I\'m using opencv242 + VS2010 by a notebook.
I tried to do some simple test of the GPU block in OpenCV, but it showed the GPU is 100 times slower than CPU codes.
In this
cvtColor isn't doing very much work, to make grey all you have to is average three numbers.
The cvColor code on the CPU is using SSE2 instructions to process upto 8 pixels at once and if you have TBB it's using all the cores/hyperthreads, the CPU is running at 10x the clock speed of the GPU and finally you don't have to copy data onto the GPU and back.
cvtColour is a small operation, and any performance boost you get from doing it on the GPU is vastly outweighed by memory transfer times between host (CPU) and device (GPU). Minimizing the latency of this memory transfer is a primary challenge of any GPU computing.
try to run more than once....
-----------excerpt from http://opencv.willowgarage.com/wiki/OpenCV%20GPU%20FAQ Perfomance
Why first function call is slow?
That is because of initialization overheads. On first GPU function call Cuda Runtime API is initialized implicitly. Also some GPU code is compiled (Just In Time compilation) for your video card on the first usage. So for performance measure, it is necessary to do dummy function call and only then perform time tests.
If it is critical for an application to run GPU code only once, it is possible to use a compilation cache which is persistent over multiple runs. Please read nvcc documentation for details (CUDA_DEVCODE_CACHE environment variable).

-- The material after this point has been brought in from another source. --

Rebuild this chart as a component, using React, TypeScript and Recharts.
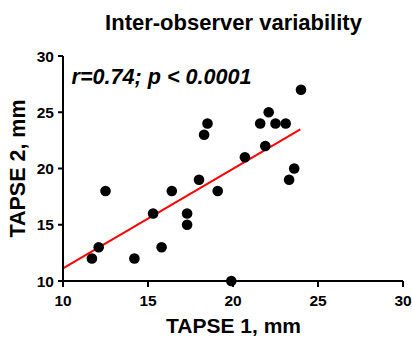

Most answers above are actually wrong. The reason why it is slow by a factor 20.000 is of course not because of 'CPU clockspeed is faster' and 'it has to copy it to the GPU' (accepted answers). These are factors, but by saying that you omit the fact that you have vastly more computing power for a problem that is disgustingly parallel. Saying 20.000x performance difference is because of the latter is just so plain ridiculous. The author here knew something was wrong that's not straight forward. Solution:
Your problem is that CUDA needs to initialize! It will always initialize for the first image and generally takes between 1-10 seconds, depending on the alignment of Jupiter and Mars. Now try this. Do the computation twice and then time them both. You will probably see in this case that the speeds are within the same order of magnutide, not 20.000x, that's ridiculous. Can you do something about this initialization? Nope, not that I know of. It's a snag.
edit: I just re-read the post. You say you're running on a notebook. Those often have shabby GPU's, and CPU's with a fair turbo.
What GPU do you have?
Check compute compability, maybe it's the reason.
https://developer.nvidia.com/cuda-gpus
This means that for devices with CC 1.3 and 2.0 binary images are ready to run. For all newer platforms, the PTX code for 1.3 is JIT’ed to a binary image. For devices with CC 1.1 and 1.2, the PTX for 1.1 is JIT’ed. For devices with CC 1.0, no code is available and the functions throw Exception. For platforms where JIT compilation is performed first, the run is slow.
http://docs.opencv.org/modules/gpu/doc/introduction.html